___ Data shown ___

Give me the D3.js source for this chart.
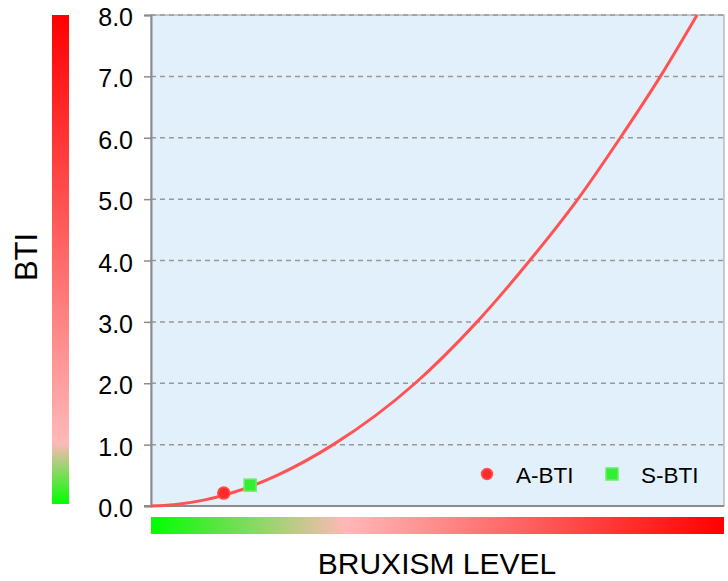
<!DOCTYPE html>
<html>
<head>
<meta charset="utf-8">
<script src="https://cdn.jsdelivr.net/npm/d3@7"></script>
<style>
  html, body { margin: 0; padding: 0; background: #fff; }
  svg { display: block; font-family: "Liberation Sans", Arial, sans-serif; }
</style>
</head>
<body>
<svg id="stage"></svg>
<script>
/* ---------- data ---------- */

const curve_level = [0, 0.4, 0.94, 1.36, 2.2, 3.18, 4.61, 5.69, 6.61, 7.45, 8.19, 8.89, 9.53];
const curve_bti = [0, 0.02, 0.1, 0.2, 0.5, 1, 2, 3, 4, 5, 6, 7, 8];

const marker_names = ["A-BTI", "S-BTI"];
const marker_level = [1.27, 1.73];
const marker_bti = [0.21, 0.34];

const y_ticks = [0, 1, 2, 3, 4, 5, 6, 7, 8];

/* ---------- setup ---------- */

const width = 728;
const height = 581;
const m = { left: 151, right: 4, top: 15, bottom: 75 };

const svg = d3.select("#stage")
  .attr("width", width)
  .attr("height", height);

const x = d3.scaleLinear().domain([0, 10]).range([m.left, width - m.right]);
const y = d3.scaleLinear().domain([0, 8]).range([height - m.bottom, m.top]);

const defs = svg.append("defs");

const v_grad = defs.append("linearGradient")
  .attr("id", "vGrad")
  .attr("x1", 0).attr("y1", 1).attr("x2", 0).attr("y2", 0);
v_grad.append("stop").attr("offset", 0).attr("stop-color", "#00ff00");
v_grad.append("stop").attr("offset", 0.125).attr("stop-color", "#ffb8b8");
v_grad.append("stop").attr("offset", 1).attr("stop-color", "#ff0000");

const h_grad = defs.append("linearGradient")
  .attr("id", "hGrad")
  .attr("x1", 0).attr("y1", 0).attr("x2", 1).attr("y2", 0);
h_grad.append("stop").attr("offset", 0).attr("stop-color", "#00ff00");
h_grad.append("stop").attr("offset", 0.34).attr("stop-color", "#ffb8b8");
h_grad.append("stop").attr("offset", 1).attr("stop-color", "#ff0000");

/* ---------- plot area ---------- */

svg.append("rect")
  .attr("x", x(0)).attr("y", y(8))
  .attr("width", x(10) - x(0)).attr("height", y(0) - y(8))
  .attr("fill", "#e2f0fb")
  .attr("stroke", "#9a9a9a")
  .attr("stroke-width", 1);

svg.append("g")
  .selectAll("line")
  .data(y_ticks.filter(d => d > 0))
  .join("line")
  .attr("x1", x(0)).attr("x2", x(10))
  .attr("y1", d => y(d)).attr("y2", d => y(d))
  .attr("stroke", "#999")
  .attr("stroke-width", 1.5)
  .attr("stroke-dasharray", "5,4");

const y_axis = svg.append("g")
  .attr("transform", `translate(${x(0)},0)`)
  .call(d3.axisLeft(y).tickValues(y_ticks).tickFormat(d3.format(".1f")).tickSize(7).tickPadding(11));
y_axis.select(".domain").attr("stroke", "#8c8c8c").attr("stroke-width", 2);
y_axis.selectAll(".tick line").attr("stroke", "#8c8c8c").attr("stroke-width", 1.5);
y_axis.selectAll(".tick text")
  .attr("font-size", 25)
  .attr("dy", "0.42em")
  .attr("fill", "#000")
  .attr("font-family", "Liberation Sans, Arial, sans-serif");

svg.append("line")
  .attr("x1", x(0) - 7).attr("x2", x(10))
  .attr("y1", y(0)).attr("y2", y(0))
  .attr("stroke", "#8c8c8c").attr("stroke-width", 2);

/* ---------- curve + markers ---------- */

const pts = curve_level.map((v, i) => [v, curve_bti[i]]);

svg.append("path")
  .datum(pts)
  .attr("fill", "none")
  .attr("stroke", "#ff5252")
  .attr("stroke-width", 3)
  .attr("d", d3.line().x(d => x(d[0])).y(d => y(d[1])).curve(d3.curveMonotoneX));

svg.append("circle")
  .attr("cx", x(marker_level[0])).attr("cy", y(marker_bti[0]))
  .attr("r", 6)
  .attr("fill", "#ff2a2a")
  .attr("stroke", "#ff4d4d").attr("stroke-width", 1.5);

svg.append("rect")
  .attr("x", x(marker_level[1]) - 6).attr("y", y(marker_bti[1]) - 6)
  .attr("width", 12).attr("height", 12)
  .attr("fill", "#33ee33")
  .attr("stroke", "#66f066").attr("stroke-width", 1.5);

/* ---------- legend ---------- */

const legend = svg.append("g").attr("transform", "translate(487,474)");
legend.append("circle")
  .attr("r", 5.5)
  .attr("fill", "#ff2a2a")
  .attr("stroke", "#ff5555").attr("stroke-width", 1.5);
legend.append("text")
  .attr("x", 29).attr("y", 8.5)
  .attr("font-size", 22.5)
  .text(marker_names[0]);
legend.append("rect")
  .attr("x", 119).attr("y", -6).attr("width", 12).attr("height", 12)
  .attr("fill", "#33ee33")
  .attr("stroke", "#66f066").attr("stroke-width", 1.5);
legend.append("text")
  .attr("x", 154).attr("y", 8.5)
  .attr("font-size", 22.5)
  .text(marker_names[1]);

/* ---------- gradient bars + titles ---------- */

svg.append("rect")
  .attr("x", 52).attr("y", y(8))
  .attr("width", 17).attr("height", y(0) - y(8) - 2)
  .attr("fill", "url(#vGrad)");

svg.append("rect")
  .attr("x", x(0)).attr("y", 517)
  .attr("width", x(10) - x(0)).attr("height", 17)
  .attr("fill", "url(#hGrad)");

svg.append("text")
  .attr("transform", `translate(37,257) rotate(-90)`)
  .attr("text-anchor", "middle")
  .attr("font-size", 31)
  .text("BTI");

svg.append("text")
  .attr("x", 437)
  .attr("y", 574)
  .attr("text-anchor", "middle")
  .attr("font-size", 30)
  .text("BRUXISM LEVEL");
</script>
</body>
</html>
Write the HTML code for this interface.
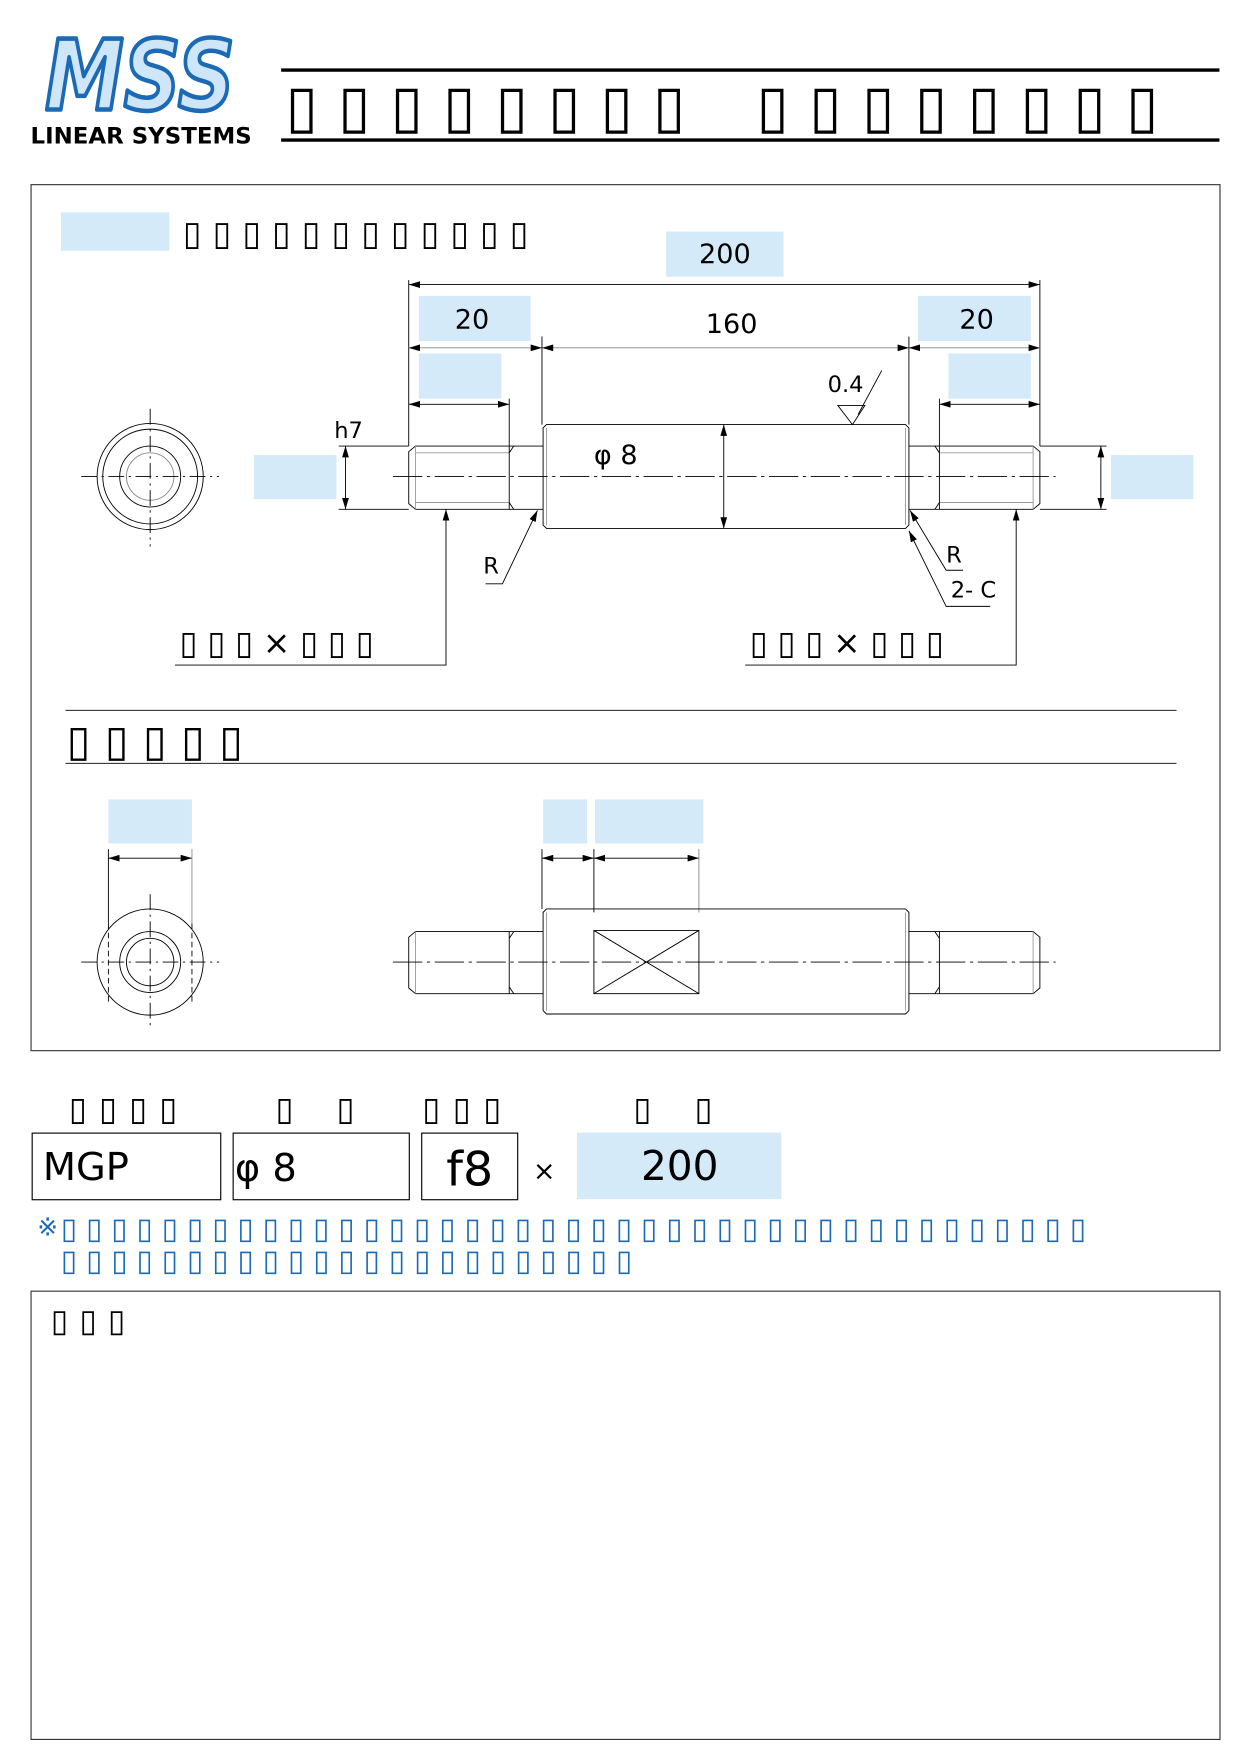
<!DOCTYPE html>
<html><head><meta charset="utf-8"><style>
html,body{margin:0;padding:0;background:#fff;}
svg{display:block;}
text{font-family:"DejaVu Sans","Liberation Sans",sans-serif;}
.t{font-family:"DejaVu Sans",sans-serif;}
</style></head><body>
<svg width="1242" height="1757" viewBox="0 0 1100 1556" xmlns="http://www.w3.org/2000/svg">
<defs>
<marker id="a" viewBox="0 0 10 6" refX="10" refY="3" markerWidth="10" markerHeight="6" markerUnits="userSpaceOnUse" orient="auto-start-reverse"><path d="M0,0L10,3L0,6z" fill="#000"/></marker>
</defs>
<rect width="1100" height="1556" fill="#fff"/>
<!-- logo -->
<text x="40" y="97" font-family="Liberation Sans" font-weight="bold" font-style="italic" font-size="86" textLength="168" lengthAdjust="spacingAndGlyphs" fill="#cfe6f8" stroke="#1a6ab5" stroke-width="4" stroke-linejoin="round">MSS</text>
<text x="27" y="127" font-family="Liberation Sans" font-weight="bold" font-size="20" textLength="196" lengthAdjust="spacingAndGlyphs">LINEAR SYSTEMS</text>
<!-- title -->
<line x1="249" y1="62" x2="1080" y2="62" stroke="#000" stroke-width="3"/>
<line x1="249" y1="124" x2="1080" y2="124" stroke="#000" stroke-width="3"/>
<text x="253" y="112" font-size="52" class="t" textLength="354" lengthAdjust="spacing">▯▯▯▯▯▯▯▯</text>
<text x="670" y="112" font-size="52" class="t" textLength="356" lengthAdjust="spacing">▯▯▯▯▯▯▯▯</text>
<!-- frame1 -->
<rect x="27.5" y="163.5" width="1053" height="767" fill="none" stroke="#333" stroke-width="1"/>
<rect x="54" y="188" width="96" height="34" fill="#d4eaf9"/>
<text x="162" y="217" font-size="30" class="t" textLength="306" lengthAdjust="spacing">▯▯▯▯▯▯▯▯▯▯▯▯</text>
<!-- blue boxes -->
<g fill="#d4eaf9">
<rect x="590" y="205" width="104" height="40"/>
<rect x="371" y="262" width="99" height="40"/>
<rect x="813" y="262" width="100" height="40"/>
<rect x="371" y="313" width="73" height="40"/>
<rect x="840" y="313" width="73" height="40"/>
<rect x="225" y="403" width="73" height="39"/>
<rect x="984" y="403" width="73" height="39"/>
<rect x="96" y="708" width="74" height="39"/>
<rect x="481" y="708" width="39" height="39"/>
<rect x="527" y="708" width="96" height="39"/>
<rect x="511" y="1003" width="181" height="59"/>
</g>
<g font-family="Liberation Sans" font-size="24" text-anchor="middle">
<text x="642" y="233">200</text>
<text x="418" y="291">20</text>
<text x="865" y="291">20</text>
<text x="648" y="295">160</text>
</g>
<g stroke="#000" stroke-width="0.8" fill="none">
<line x1="362" y1="252" x2="921" y2="252" marker-start="url(#a)" marker-end="url(#a)"/>
<line x1="362" y1="248" x2="362" y2="395"/>
<line x1="921" y1="248" x2="921" y2="395"/>
<line x1="362" y1="308" x2="480" y2="308" stroke="#888" marker-start="url(#a)" marker-end="url(#a)"/>
<line x1="480" y1="308" x2="805" y2="308" stroke="#888" marker-start="url(#a)" marker-end="url(#a)"/>
<line x1="805" y1="308" x2="921" y2="308" stroke="#888" marker-start="url(#a)" marker-end="url(#a)"/>
<line x1="480" y1="298" x2="480" y2="376"/>
<line x1="805" y1="298" x2="805" y2="376"/>
<line x1="362" y1="358" x2="451" y2="358" marker-start="url(#a)" marker-end="url(#a)"/>
<line x1="451" y1="353" x2="451" y2="395"/>
<line x1="832" y1="358" x2="921" y2="358" marker-start="url(#a)" marker-end="url(#a)"/>
<line x1="832" y1="353" x2="832" y2="395"/>
<line x1="300" y1="395" x2="362" y2="395"/>
<line x1="300" y1="451" x2="362" y2="451"/>
<line x1="306" y1="395" x2="306" y2="451" marker-start="url(#a)" marker-end="url(#a)"/>
<line x1="921" y1="395" x2="980" y2="395"/>
<line x1="921" y1="451" x2="980" y2="451"/>
<line x1="975" y1="395" x2="975" y2="451" marker-start="url(#a)" marker-end="url(#a)"/>
<line x1="641" y1="376" x2="641" y2="468" marker-start="url(#a)" marker-end="url(#a)"/>
<path d="M484,376H802L805,379V465L802,468H484L481,465V379Z"/>
<line x1="484" y1="379" x2="484" y2="465" stroke="#999"/>
<line x1="802" y1="379" x2="802" y2="465" stroke="#999"/>
<path d="M481,395H368L362,400V446L368,451H481"/>
<path d="M368,401H451M368,445H451" stroke="#999"/>
<line x1="368" y1="395" x2="368" y2="451" stroke="#999"/>
<path d="M451,395V451M451,401L455,395M451,445L455,451"/>
<path d="M805,395H915L921,400V446L915,451H805"/>
<path d="M832,401H915M832,445H915" stroke="#999"/>
<line x1="915" y1="395" x2="915" y2="451" stroke="#999"/>
<path d="M832,395V451M832,401L828,395M832,445L828,451"/>
<line x1="348" y1="422" x2="935" y2="422" stroke-dasharray="26,4,3,4"/>
<path d="M742,359H766L755,376Z"/>
<line x1="760" y1="367" x2="781" y2="328"/>
<path d="M430,517H445L476,452" marker-end="url(#a)"/>
<path d="M853,505H838L806,452" marker-end="url(#a)"/>
<path d="M877,537H838L805,470" marker-end="url(#a)"/>
<path d="M155,589H395V451" marker-end="url(#a)"/>
<path d="M660,589H900V451" marker-end="url(#a)"/>
<circle cx="133" cy="422" r="47"/>
<circle cx="133" cy="422" r="42"/>
<circle cx="133" cy="422" r="27"/>
<circle cx="133" cy="422" r="21" stroke="#888"/>
<line x1="72" y1="422" x2="194" y2="422" stroke-dasharray="14,4,2,4"/>
<line x1="133" y1="362" x2="133" y2="484" stroke-dasharray="14,4,2,4"/>
<line x1="58" y1="629" x2="1042" y2="629"/>
<line x1="58" y1="676" x2="1042" y2="676"/>
<line x1="96" y1="760" x2="170" y2="760" marker-start="url(#a)" marker-end="url(#a)"/>
<line x1="96" y1="752" x2="96" y2="818"/>
<line x1="170" y1="752" x2="170" y2="818" stroke="#888"/>
<line x1="96" y1="818" x2="96" y2="888" stroke-dasharray="5,3"/>
<line x1="170" y1="818" x2="170" y2="888" stroke-dasharray="5,3"/>
<circle cx="133" cy="852" r="47"/>
<circle cx="133" cy="852" r="27"/>
<circle cx="133" cy="852" r="21"/>
<line x1="72" y1="852" x2="194" y2="852" stroke-dasharray="14,4,2,4"/>
<line x1="133" y1="792" x2="133" y2="912" stroke-dasharray="14,4,2,4"/>
<line x1="480" y1="760" x2="526" y2="760" marker-start="url(#a)" marker-end="url(#a)"/>
<line x1="526" y1="760" x2="619" y2="760" marker-start="url(#a)" marker-end="url(#a)"/>
<line x1="480" y1="752" x2="480" y2="805"/>
<line x1="526" y1="752" x2="526" y2="808"/>
<line x1="619" y1="752" x2="619" y2="808" stroke="#888"/>
<path d="M484,805H802L805,808V895L802,898H484L481,895V808Z"/>
<line x1="484" y1="808" x2="484" y2="895" stroke="#999"/>
<line x1="802" y1="808" x2="802" y2="895" stroke="#999"/>
<path d="M481,825H368L362,830V875L368,880H481"/>
<line x1="368" y1="825" x2="368" y2="880" stroke="#999"/>
<path d="M451,825V880M451,831L455,825M451,874L455,880"/>
<path d="M805,825H915L921,830V875L915,880H805"/>
<line x1="915" y1="825" x2="915" y2="880" stroke="#999"/>
<path d="M832,825V880M832,831L828,825M832,874L828,880"/>
<rect x="526" y="824" width="93" height="56"/>
<path d="M526,824L619,880M619,824L526,880"/>
<line x1="348" y1="852" x2="935" y2="852" stroke-dasharray="26,4,3,4"/>
</g>
<g font-family="Liberation Sans" font-size="20">
<text x="296" y="388">h7</text>
<text x="526" y="411" font-size="24">φ 8</text>
<text x="733" y="347">0.4</text>
<text x="428" y="508">R</text>
<text x="838" y="498">R</text>
<text x="842" y="529">2- C</text>
</g>
<text x="159" y="579" font-size="29" class="t" textLength="172" lengthAdjust="spacing">▯▯▯×▯▯▯</text>
<text x="664" y="579" font-size="29" class="t" textLength="172" lengthAdjust="spacing">▯▯▯×▯▯▯</text>
<text x="59" y="669" font-size="38" class="t" textLength="156" lengthAdjust="spacing">▯▯▯▯▯</text>
<g font-size="29" class="t">
<text x="61" y="992" textLength="96" lengthAdjust="spacing">▯▯▯▯</text>
<text x="244" y="992" textLength="70" lengthAdjust="spacing">▯ ▯</text>
<text x="374" y="992" textLength="70" lengthAdjust="spacing">▯▯▯</text>
<text x="561" y="992" textLength="70" lengthAdjust="spacing">▯ ▯</text>
</g>
<g fill="none" stroke="#000" stroke-width="1">
<rect x="28.5" y="1003.5" width="167" height="59"/>
<rect x="206.5" y="1003.5" width="156" height="59"/>
<rect x="373.5" y="1003.5" width="85" height="59"/>
</g>
<g font-family="Liberation Sans">
<text x="38" y="1045" font-size="34">MGP</text>
<text x="208" y="1046" font-size="34">φ 8</text>
<text x="416" y="1050" font-size="42" text-anchor="middle">f8</text>
<text x="482" y="1045" font-size="24" text-anchor="middle">×</text>
<text x="602" y="1045" font-size="36" text-anchor="middle">200</text>
</g>
<text x="33" y="1094" font-size="22" fill="#1a6ab5" class="t">※</text>
<text x="54" y="1097" font-size="26" fill="#1a6ab5" class="t" textLength="908" lengthAdjust="spacing">▯▯▯▯▯▯▯▯▯▯▯▯▯▯▯▯▯▯▯▯▯▯▯▯▯▯▯▯▯▯▯▯▯▯▯▯▯▯▯▯▯</text>
<text x="54" y="1125" font-size="26" fill="#1a6ab5" class="t" textLength="506" lengthAdjust="spacing">▯▯▯▯▯▯▯▯▯▯▯▯▯▯▯▯▯▯▯▯▯▯▯</text>
<rect x="27.5" y="1143.5" width="1053" height="397" fill="none" stroke="#333" stroke-width="1"/>
<text x="45" y="1179" font-size="28" class="t" textLength="66" lengthAdjust="spacing">▯▯▯</text>
</svg>
</body></html>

___

● What to work on
Only a number is needed: how many lines of the material above contain "this"?

● Output
2